I should have at least given him my fone number. He knew the Cascades pretty well. I’ve given up trying to be queer (or hetero, for that matter), but hiking in the mountains is good. -
I have friends who say they don’t want to know anything about politics. They say their life is unbearable if they try to keep up with the Political Asshole Du Jour. And this is a stance I can understand; there’s much about life I filter out because I just can’t deal.
Still, though. There’s talk of war, and there’s something important to understand about war:
War Is Not Politics
War is the opposite of politics. What’s the quote..? ‘War is the failure to solve problems like human beings.’ Something like that. War’s the end of creativity. -
I’m in Texas right now. In a few days I’ll be headed back up north to the Land of Big Trees. Which is my explanation for why I was on a plane recently.
I was on a plane recently, seated in one of the bulkhead seats. They’re the ones at the front of the plane that face backward. I like them, because you get leg room, and because you get to watch people during the flight.
The man seated across and to the right of me was blind. White eyes rolling around mysteriously in their sockets. That kind of thing. He reminded me of my grandpa Joe, mostly because he was old.
The point here is that I could watch him listen. When people would walk by in the aisle, he’d move his head, just a tiny bit. Readjusting the radar. I began to wonder how different his appreciation of his surroundings really was from that of a sighted person.
And then I thought, how completely different is my perception from that of other sighted people? I can’t smell and I don’t have stereo vision (blind in my left eye). My hearing is acute to the point of overstimulating me, and I react differently to touch than a lot of people.
I made up a statistic. I said: One in ten people have exceptional sensory abilities or deficits. Then I started counting off the people in the plane.
About this time, my blind comrade began to grow impatient for the plane to leave the airport. He felt his wrist, gingerly pulled back the cuff of his shirt, and felt his watch. He opened the bezel and ran his fingers over the face. A braille watch! How cool is that?

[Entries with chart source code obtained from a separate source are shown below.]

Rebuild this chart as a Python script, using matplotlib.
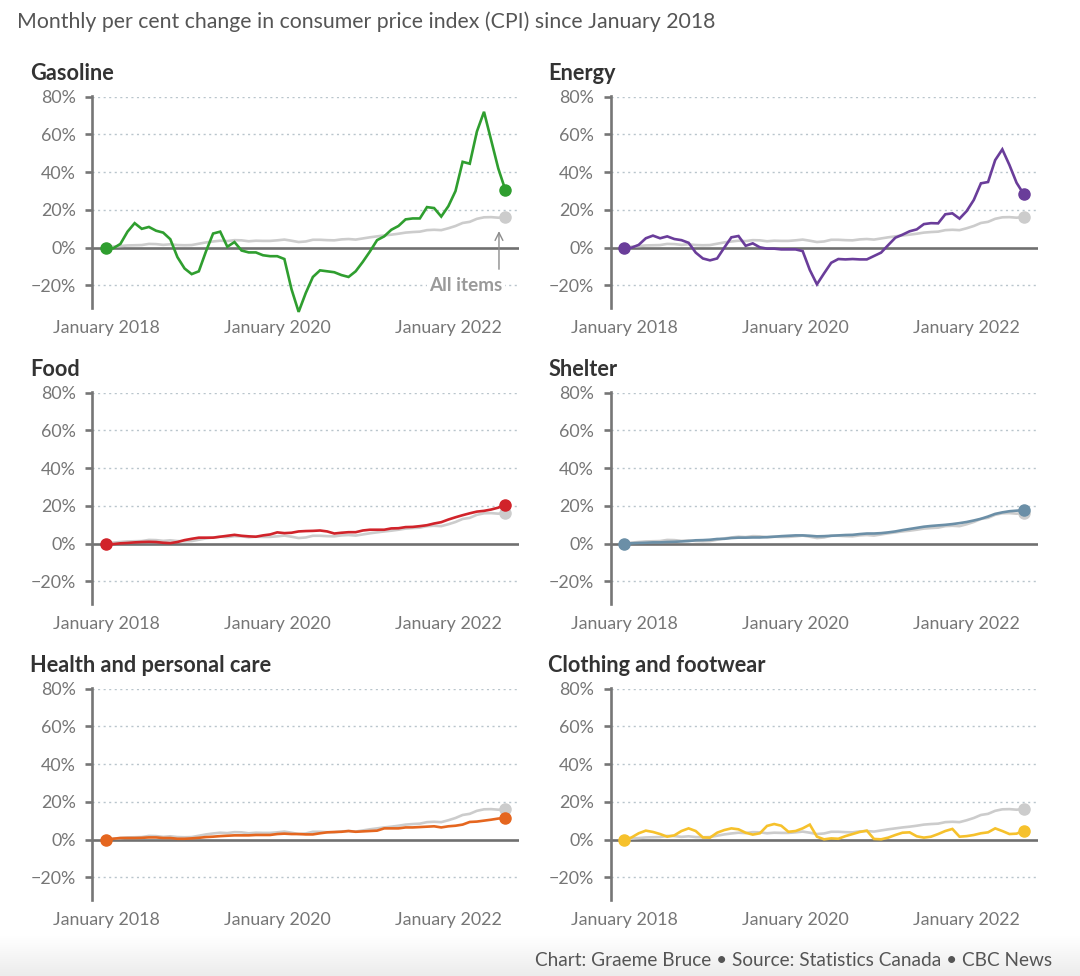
import numpy as np
import matplotlib
matplotlib.use("Agg")
import matplotlib.pyplot as plt

plt.rcParams['font.family'] = ['Lato', 'DejaVu Sans']

# ---------------- data (per cent change since January 2018, monthly Jan 2018 - Sep 2022)
month_ticks = [0, 24, 48]
month_tick_labels = ["January 2018", "January 2020", "January 2022"]
y_ticks = [-20, 0, 20, 40, 60, 80]
y_tick_labels = ["\u221220%", "0%", "20%", "40%", "60%", "80%"]

all_items = [0, 0.6, 0.9, 1.2, 1.3, 1.4, 2.0, 1.9, 1.5, 1.8, 1.4, 1.3,
             1.4, 2.1, 2.8, 3.3, 3.7, 3.5, 4.0, 3.9, 3.4, 3.7, 3.6, 3.6,
             3.9, 4.3, 3.7, 3.0, 3.3, 4.2, 4.2, 4.0, 3.9, 4.4, 4.6, 4.3,
             4.9, 5.5, 6.0, 6.5, 6.9, 7.4, 8.0, 8.3, 8.5, 9.3, 9.5, 9.3,
             10.3, 11.5, 13.1, 13.7, 15.3, 16.1, 16.2, 15.9, 16.2]

gasoline = [0, -0.3, 2, 8.5, 13, 10, 11, 9, 8, 4.5, -5, -11,
            -14, -12.5, -2, 7.5, 8.5, 0.5, 3, -1.5, -2.5, -2.5, -4, -4.5,
            -4.5, -6, -22, -34, -24, -15.5, -12, -12.5, -13, -14.5, -15.5, -12.5,
            -7.5, -2, 4, 6, 9.5, 11.5, 15, 15.5, 15.5, 21.5, 21, 16.5,
            22, 30, 45.5, 44.5, 61.5, 72, 57, 42, 30.5]

energy = [0, 0, 1.5, 5, 6.4, 5, 6, 4.6, 4, 2.6, -2.6, -5.7,
          -6.7, -5.7, 0, 5.5, 6.2, 1, 2.3, 0.2, -0.5, -0.5, -0.9, -0.9,
          -0.9, -1.8, -11.8, -19.4, -13.6, -8, -6, -6.2, -6, -6.2, -6.2, -4.4,
          -2.6, 1.4, 5.3, 6.9, 8.7, 9.7, 12.5, 13, 12.9, 17.7, 18.2, 15.4,
          19.4, 25.3, 34.1, 34.8, 46.4, 52.1, 43.8, 34.4, 28.4]

food = [0, -0.2, 0.2, 0.4, 0.7, 0.9, 1.0, 0.9, 0.5, 0.3, 0.9, 1.9,
        2.6, 3.2, 3.2, 3.2, 3.7, 4.2, 4.7, 4.2, 3.9, 3.7, 4.4, 4.9,
        6.0, 5.6, 5.8, 6.5, 6.7, 6.8, 7.0, 6.5, 5.4, 5.8, 6.1, 6.1,
        7.0, 7.4, 7.4, 7.4, 8.1, 8.2, 8.8, 8.9, 9.3, 9.8, 10.7, 11.4,
        12.8, 14.0, 15.1, 16.1, 17.0, 17.4, 18.1, 19.1, 20.7]

shelter = [0, 0.2, 0.4, 0.5, 0.7, 0.7, 0.9, 1.0, 1.2, 1.4, 1.8, 1.9,
           2.1, 2.5, 2.6, 3.0, 3.2, 3.2, 3.3, 3.3, 3.5, 3.7, 4.0, 4.2,
           4.4, 4.4, 4.2, 3.9, 4.0, 4.2, 4.4, 4.6, 4.7, 5.1, 5.4, 5.4,
           5.6, 6.0, 6.5, 7.2, 7.8, 8.4, 9.0, 9.4, 9.7, 10.0, 10.4, 10.9,
           11.5, 12.3, 13.2, 14.4, 15.8, 16.6, 17.2, 17.5, 17.8]

health = [0, 0.5, 0.9, 0.9, 0.9, 1.0, 1.2, 1.2, 0.9, 0.9, 0.5, 0.5,
          0.7, 1.0, 1.4, 1.6, 1.9, 2.1, 2.3, 2.3, 2.3, 2.5, 2.5, 2.5,
          3.0, 3.2, 3.0, 3.0, 2.8, 2.8, 3.4, 3.9, 4.1, 4.2, 4.6, 4.2,
          4.4, 4.6, 4.8, 6.0, 6.0, 6.0, 6.5, 6.5, 6.7, 6.9, 7.1, 6.5,
          7.1, 7.4, 8.0, 9.4, 9.6, 10.1, 10.6, 11.2, 11.5]

clothing = [0, 1.2, 3.4, 4.8, 4.1, 3.0, 1.6, 2.3, 4.6, 6.0, 4.6, 1.2,
            1.1, 3.7, 5.1, 6.0, 5.5, 3.7, 2.7, 3.4, 7.3, 8.3, 7.4, 4.2,
            4.6, 6.0, 8.0, 1.6, 0.2, 0.7, 0.5, 1.9, 3.0, 4.1, 4.8, 0.4,
            0.2, 1.1, 2.5, 3.7, 3.9, 1.8, 1.1, 1.6, 3.0, 4.6, 5.7, 1.6,
            1.9, 2.5, 3.4, 3.9, 6.0, 4.6, 3.0, 3.2, 4.8]

panel_titles = ["Gasoline", "Energy", "Food", "Shelter",
                "Health and personal care", "Clothing and footwear"]
panel_series = [gasoline, energy, food, shelter, health, clothing]
panel_colors = ["#2f9e2f", "#6a3d9a", "#d1232a", "#6b8fa7", "#e5661f", "#f6c12c"]

GREY_LINE = "#cccccc"
AXIS = "#767676"
TEXT = "#767676"

W, H = 1080, 976
fig = plt.figure(figsize=(W / 100, H / 100), dpi=100)

# subtle grey band at the bottom
grad = np.linspace(0, 1, 60).reshape(-1, 1)
bg = fig.add_axes([0, 0, 1, 40 / H], zorder=-5)
bg.imshow(grad, aspect='auto', cmap=matplotlib.colors.LinearSegmentedColormap.from_list(
    "g", ["#ececec", "#ffffff"]), origin='lower', extent=[0, 1, 0, 1])
bg.axis('off')

fig.text(17 / W, 1 - 22 / H,
         "Monthly per cent change in consumer price index (CPI) since January 2018",
         fontsize=15.3, color="#555555", ha='left', va='center')
fig.text(1052 / W, 1 - 961 / H,
         "Chart: Graeme Bruce \u2022 Source: Statistics Canada \u2022 CBC News",
         fontsize=13.7, color="#555555", ha='right', va='center')

x = np.arange(len(all_items))
lefts = [92.3, 610.6]
AX_H = 211.4
for k, (title, series, color) in enumerate(zip(panel_titles, panel_series, panel_colors)):
    r, c = divmod(k, 2)
    top_px = 96.7 + 296 * r
    bot_px = top_px + AX_H
    ax = fig.add_axes([lefts[c] / W, 1 - bot_px / H, 427 / W, AX_H / H])
    ax.set_xlim(-1.94, 57.95)
    ax.set_ylim(-32, 80)
    for s in ['top', 'right', 'bottom']:
        ax.spines[s].set_visible(False)
    ax.spines['left'].set_color(AXIS)
    ax.spines['left'].set_linewidth(1.9)
    ax.spines['left'].set_bounds(-32, 80.6)
    ax.set_yticks(y_ticks)
    ax.set_yticklabels(y_tick_labels)
    ax.tick_params(axis='y', length=5, width=1.9, color=AXIS, pad=7,
                   labelsize=12.9, labelcolor=TEXT)
    ax.set_xticks(month_ticks)
    ax.set_xticklabels(month_tick_labels)
    ax.tick_params(axis='x', length=0, pad=8.5, labelsize=12.9, labelcolor=TEXT)
    for yv in [-20, 20, 40, 60, 80]:
        ax.axhline(yv, color="#b9c5cc", lw=1.0, ls=(0, (1.5, 2.5)), zorder=1)
    ax.axhline(0, color="#707070", lw=1.9, zorder=2)
    ax.plot(x, all_items, color=GREY_LINE, lw=1.9, zorder=3, solid_capstyle='round')
    ax.plot(x[-1], all_items[-1], 'o', color=GREY_LINE, ms=8, zorder=3)
    ax.plot(x, series, color=color, lw=1.9, zorder=4, clip_on=False,
            solid_joinstyle='miter')
    ax.plot([x[0], x[-1]], [series[0], series[-1]], 'o', color=color, ms=8,
            zorder=5, lw=0, clip_on=False)
    ax.text(-62.3 / 427, 1 + 22.7 / AX_H, title, transform=ax.transAxes, fontsize=15.7,
            fontweight='bold', color="#333333", ha='left', va='center')
    ax.set_facecolor('none')
    if k == 0:
        ax.annotate("", xy=(55.1, 8.8), xytext=(55.1, -11.4),
                    arrowprops=dict(arrowstyle='->', color="#8c8c8c", lw=1.0,
                                    mutation_scale=14, shrinkA=0, shrinkB=0),
                    zorder=6)
        ax.text(55.6, -20, "All items", fontsize=13.6, fontweight='bold',
                color="#9a9a9a", ha='right', va='center', zorder=6,
                bbox=dict(facecolor='white', edgecolor='none', pad=1.5))

fig.savefig("out.png", dpi=100)
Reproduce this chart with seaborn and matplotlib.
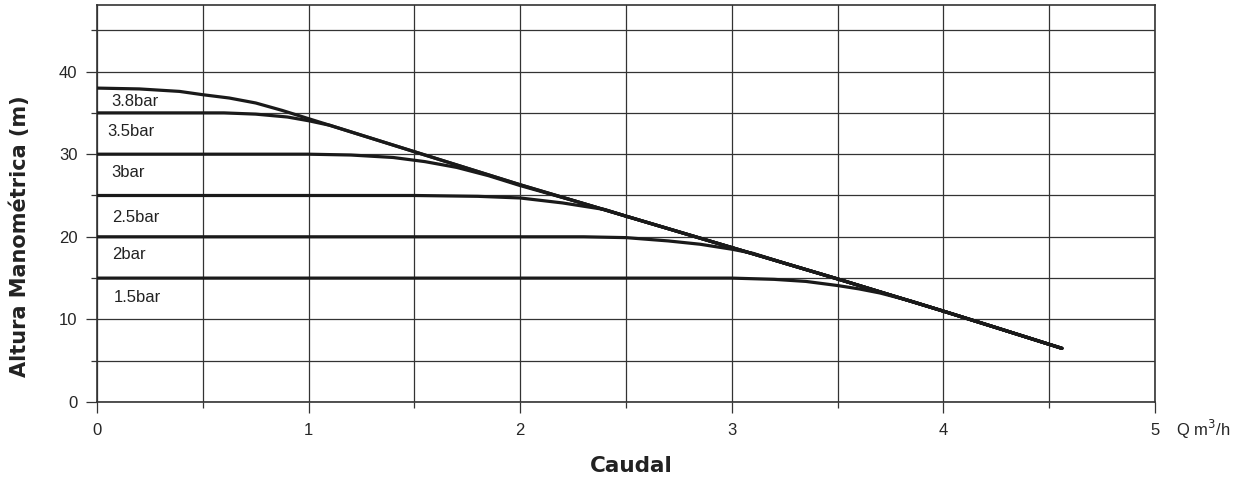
import pandas as pd
import matplotlib.pyplot as plt
import seaborn as sns
from matplotlib.ticker import MultipleLocator

# envelope of the pump (3.8 bar curve)
q_38 = [0, 0.2, 0.39, 0.5, 0.625, 0.75, 0.875, 1.0, 1.125, 1.25, 1.5, 1.75, 2.0, 2.25, 2.5, 2.75, 3.0, 3.25, 3.5, 3.75, 4.0, 4.25, 4.56]
h_38 = [38, 37.9, 37.6, 37.2, 36.8, 36.2, 35.3, 34.3, 33.3, 32.3, 30.3, 28.3, 26.3, 24.4, 22.5, 20.6, 18.7, 16.8, 14.9, 12.95, 11.0, 9.0, 6.5]

q_35 = [0, 0.6, 0.75, 0.9, 1.0, 1.1, 1.25, 1.5, 1.75, 2.0, 2.25, 2.5, 2.75, 3.0, 3.25, 3.5, 3.75, 4.0, 4.25, 4.56]
h_35 = [35, 35, 34.85, 34.5, 34.05, 33.5, 32.3, 30.3, 28.3, 26.3, 24.4, 22.5, 20.6, 18.7, 16.8, 14.9, 12.95, 11.0, 9.0, 6.5]

q_30 = [0, 1.0, 1.2, 1.4, 1.55, 1.7, 1.85, 2.0, 2.25, 2.5, 2.75, 3.0, 3.25, 3.5, 3.75, 4.0, 4.25, 4.56]
h_30 = [30, 30, 29.9, 29.6, 29.1, 28.4, 27.4, 26.2, 24.4, 22.5, 20.6, 18.7, 16.8, 14.9, 12.95, 11.0, 9.0, 6.5]

q_25 = [0, 1.5, 1.8, 2.0, 2.2, 2.4, 2.5, 2.75, 3.0, 3.25, 3.5, 3.75, 4.0, 4.25, 4.56]
h_25 = [25, 25, 24.9, 24.7, 24.1, 23.3, 22.5, 20.6, 18.7, 16.8, 14.9, 12.95, 11.0, 9.0, 6.5]

q_20 = [0, 2.3, 2.5, 2.7, 2.85, 3.0, 3.1, 3.25, 3.5, 3.75, 4.0, 4.25, 4.56]
h_20 = [20, 20, 19.9, 19.5, 19.1, 18.5, 18.0, 16.8, 14.9, 12.95, 11.0, 9.0, 6.5]

q_15 = [0, 3.0, 3.2, 3.35, 3.5, 3.6, 3.7, 3.85, 4.0, 4.25, 4.56]
h_15 = [15, 15, 14.85, 14.6, 14.1, 13.7, 13.2, 12.2, 11.0, 9.0, 6.5]

labels = ["3.8bar", "3.5bar", "3bar", "2.5bar", "2bar", "1.5bar"]
label_x = [0.07, 0.05, 0.07, 0.07, 0.07, 0.08]
label_y = [36.4, 32.7, 27.8, 22.3, 17.8, 12.7]

curves = [(q_38, h_38), (q_35, h_35), (q_30, h_30), (q_25, h_25), (q_20, h_20), (q_15, h_15)]

sns.set_style("white")
plt.rcParams['font.family'] = ['Liberation Sans', 'DejaVu Sans']

fig = plt.figure(figsize=(12.58, 4.86), dpi=100)
ax = fig.add_axes([0.0771, 0.1728, 0.8410, 0.8159])

for (q, h), name in zip(curves, labels):
    df = pd.DataFrame({'Q': q, 'H': h})
    sns.lineplot(data=df, x='Q', y='H', ax=ax, color='#1a1a1a', linewidth=2.3,
                 sort=False, estimator=None, zorder=3)

for x, y, t in zip(label_x, label_y, labels):
    ax.text(x, y, t, fontsize=12, va='center', ha='left', color='#222222')

ax.set_xlim(0, 5)
ax.set_ylim(0, 48)
ax.xaxis.set_major_locator(MultipleLocator(1))
ax.xaxis.set_minor_locator(MultipleLocator(0.5))
ax.yaxis.set_major_locator(MultipleLocator(10))
ax.yaxis.set_minor_locator(MultipleLocator(5))
ax.grid(which='both', color='#333333', linewidth=0.9)
ax.tick_params(which='major', length=8, width=0.9, color='#333333', labelsize=12, pad=6)
ax.tick_params(which='minor', length=4.5, width=0.9, color='#333333')
ax.tick_params(axis='x', pad=7)
ax.tick_params(bottom=True, left=True, which='both')

for s in ['left', 'right', 'top', 'bottom']:
    ax.spines[s].set_visible(True)
    ax.spines[s].set_color('#333333')
    ax.spines[s].set_linewidth(1.2)

ax.set_xlabel('Caudal', fontsize=15.5, fontweight='bold', family='DejaVu Sans', color='#222222')
ax.set_ylabel('Altura Manométrica (m)', fontsize=15, fontweight='bold', family='DejaVu Sans', color='#222222')
ax.xaxis.set_label_coords(0.505, -0.135)
ax.yaxis.set_label_coords(-0.063, 0.418)
ax.text(1.02, -0.07, 'Q m$^3$/h', transform=ax.transAxes, fontsize=12, ha='left', va='center')

fig.savefig('out.png', dpi=100)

A while later, the stewardess came by and handed out drinks and snacks. His drink cup had a lid and a straw; no one else’s did. But then came the snack. It was a featureless cardboard box, distinguishable only by writing on its surface. He asked, “Excuse me, what is this?” “There are snacks inside. Would you like for me to open it?” He agreed. The stewardess opened it and handed it back to him. She left.
Next, he took one of the individually wrapped snacks out (cheese crackers with peanut butter filling). He felt the package carefully, trying to find detail. Finally he asked aloud to whoever was nearby, “What is this?”
Everyone in the plane is now making plastic wrap noises, getting their oral fixation.
The woman near the window answered: “It’s crackers. The others are fruit snacks and Oreo cookies. And a package of peanuts.”
“Do any of these contain salt?”
A blind man with high blood pressure trying to navigate individually-wrapped snacks. It seems pathetic, and it’s so easy for everyone to cluck their tongue and say, “Aww, poor blind man…” But the fact of the matter is that we shouldn’t be eating that crap either. He sees it all better than we do.